TASK DIRECTIONS:
Copy nothing but the part that opens with the line containing "Recreate this image" and closes with the line containing "from matplotlib.transforms import". Do not include pictures.

STORED DATA:
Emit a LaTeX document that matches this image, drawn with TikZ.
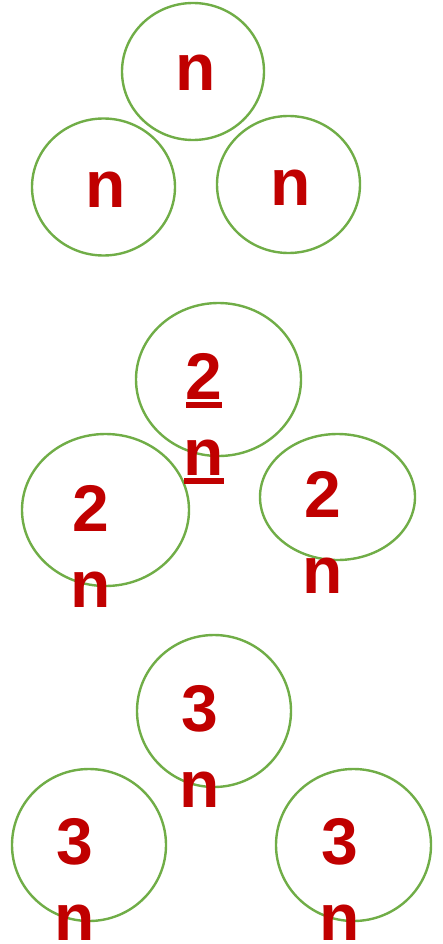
\documentclass[tikz,border=0pt]{standalone}
\usepackage{fontspec}
\setmainfont{Liberation Sans}
\usetikzlibrary{shapes.geometric}
\definecolor{ringgreen}{HTML}{70AD47}
\definecolor{labred}{HTML}{C00000}
\newcommand\ulbar[1]{\setbox0\hbox{#1}\rlap{\raisebox{-8.5pt}{\rule{\wd0}{5.5pt}}}\box0}
\tikzset{
  ring/.style={draw=ringgreen, line width=2.4pt, ellipse, inner sep=0pt},
  lab/.style={text=labred, font=\fontsize{66}{76}\selectfont\bfseries, inner sep=0pt, align=center, anchor=base}
}
\begin{document}
\begin{tikzpicture}[x=1pt,y=-1pt]
\useasboundingbox (0,0) rectangle (442,944);
% top group
\node[ring, minimum width=142pt, minimum height=137pt] (c1) at (193,71.5) {};
\node[ring, minimum width=143pt, minimum height=137pt] (c2) at (103.5,187) {};
\node[ring, minimum width=143pt, minimum height=137pt] (c3) at (288.5,184.5) {};
\node[lab] (t1) at (195.5,91) {n};
\node[lab] (t2) at (105.5,207) {n};
\node[lab] (t3) at (291,205) {n};
% middle group
\node[ring, minimum width=165pt, minimum height=153pt] (c4) at (218.5,379.5) {};
\node[ring, minimum width=167pt, minimum height=152pt] (c5) at (105.5,510) {};
\node[ring, minimum width=155pt, minimum height=126pt] (c6) at (337.5,497) {};
\node[lab] (t4) at (204,475) {\ulbar{2}\\\ulbar{n}};
\node[lab] (t5) at (91,607) {2\\n};
\node[lab] (t6) at (323,593) {2\\n};
% bottom group
\node[ring, minimum width=154pt, minimum height=152pt] (c7) at (214,711) {};
\node[ring, minimum width=154pt, minimum height=152pt] (c8) at (89,845) {};
\node[ring, minimum width=155pt, minimum height=152pt] (c9) at (353.5,845) {};
\node[lab] (t7) at (199.5,807) {3\\n};
\node[lab] (t8) at (75,940) {3\\n};
\node[lab] (t9) at (339.5,940) {3\\n};
\end{tikzpicture}
\end{document}
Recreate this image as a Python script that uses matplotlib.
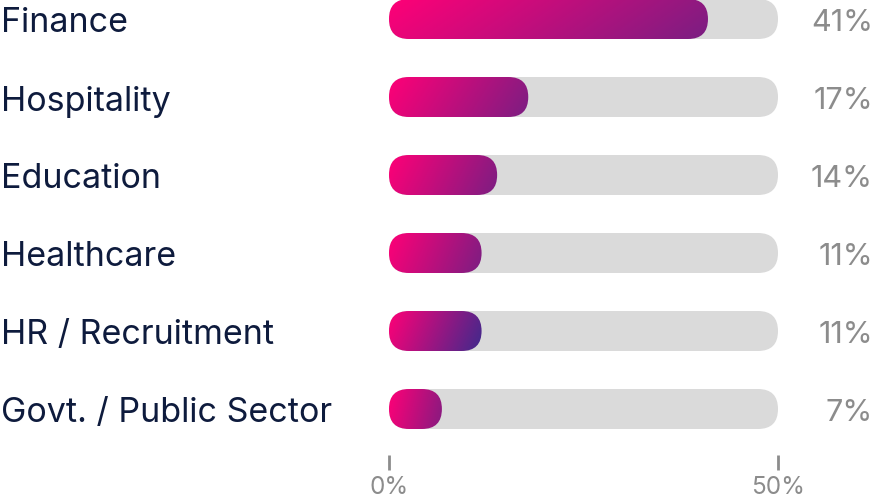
import numpy as np
import matplotlib.pyplot as plt
from matplotlib.patches import FancyBboxPatch
from matplotlib.colors import to_rgb
from matplotlib.transforms import blended_transform_factory

categories = ["Finance", "Hospitality", "Education", "Healthcare",
              "HR / Recruitment", "Govt. / Public Sector"]
labels = [41, 17, 14, 11, 11, 7]
# bar lengths (percent)
bar_values = [41.0, 17.9, 13.9, 11.9, 11.9, 6.8]
track_max = 50
ticks = [0, 50]
tick_labels = ["0%", "50%"]

plt.rcParams['font.family'] = ['Inter', 'DejaVu Sans']

W, H = 874, 502
fig = plt.figure(figsize=(W/100, H/100), dpi=100)

# axes placed in pixels: x from 389 to 778, y from 0 (top) to 456
x0, x1 = 389, 778
ytop, ybot = 0, 456
row = 78.0
first_center = 20.0
ax = fig.add_axes([x0/W, (H-ybot)/H, (x1-x0)/W, (ybot-ytop)/H])
ylo = (ybot - first_center)/row
yhi = (ytop - first_center)/row

px_x = (x1-x0)/track_max      # px per x unit
px_y = row                    # px per y unit
bar_h = 40/px_y
rad = 20/px_x
aspect = px_x/px_y

start = np.array(to_rgb("#FF0077"))
ends = ["#7B1E82", "#7B1E82", "#7B1E82", "#7B1E82", "#3F2A8C", "#861B80"]
lab_tr = blended_transform_factory(fig.transFigure, ax.transData)

for i, (cat, v) in enumerate(zip(categories, bar_values)):
    track = FancyBboxPatch((0, i-bar_h/2), track_max, bar_h,
                           boxstyle=f"round,pad=0,rounding_size={rad}",
                           mutation_aspect=aspect, fc="#DADADA", ec="none")
    ax.add_patch(track)
    bar = FancyBboxPatch((0, i-bar_h/2), v, bar_h,
                         boxstyle=f"round,pad=0,rounding_size={rad}",
                         mutation_aspect=aspect, fc="none", ec="none")
    ax.add_patch(bar)
    nx, ny = 200, 40
    xf = np.linspace(0, 1, nx)[None, :]
    yf = np.linspace(0, 1, ny)[:, None]
    t = np.clip(0.85*xf + 0.15*yf, 0, 1)[..., None]
    end = np.array(to_rgb(ends[i]))
    img = start*(1-t) + end*t
    im = ax.imshow(img, extent=[0, v, i+bar_h/2, i-bar_h/2], aspect='auto',
                   interpolation='bilinear', zorder=3)
    im.set_clip_path(bar)

    ax.text(1/W, i, cat, transform=lab_tr, ha='left', va='center_baseline',
            fontsize=24.5, color="#0E1B3D")
    ax.text(873/W, i, f"{labels[i]}%", transform=lab_tr, ha='right',
            va='center_baseline', fontsize=22, color="#8C8C8C")

ax.set_xlim(0, track_max)
ax.set_ylim(ylo, yhi)
for s in ax.spines.values():
    s.set_visible(False)
ax.set_yticks([])
ax.set_xticks(ticks)
ax.set_xticklabels(tick_labels)
ax.tick_params(axis='x', direction='out', length=10.5, width=2, color="#8C8C8C",
               labelsize=17.5, labelcolor="#8C8C8C", pad=4)
ax.patch.set_visible(False)

fig.savefig("out.png", dpi=100)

TASK SOLUTION:
Recreate this image as a Python script that uses matplotlib.
import numpy as np
import matplotlib.pyplot as plt
from matplotlib.patches import FancyBboxPatch
from matplotlib.colors import to_rgb
from matplotlib.transforms import blended_transform_factory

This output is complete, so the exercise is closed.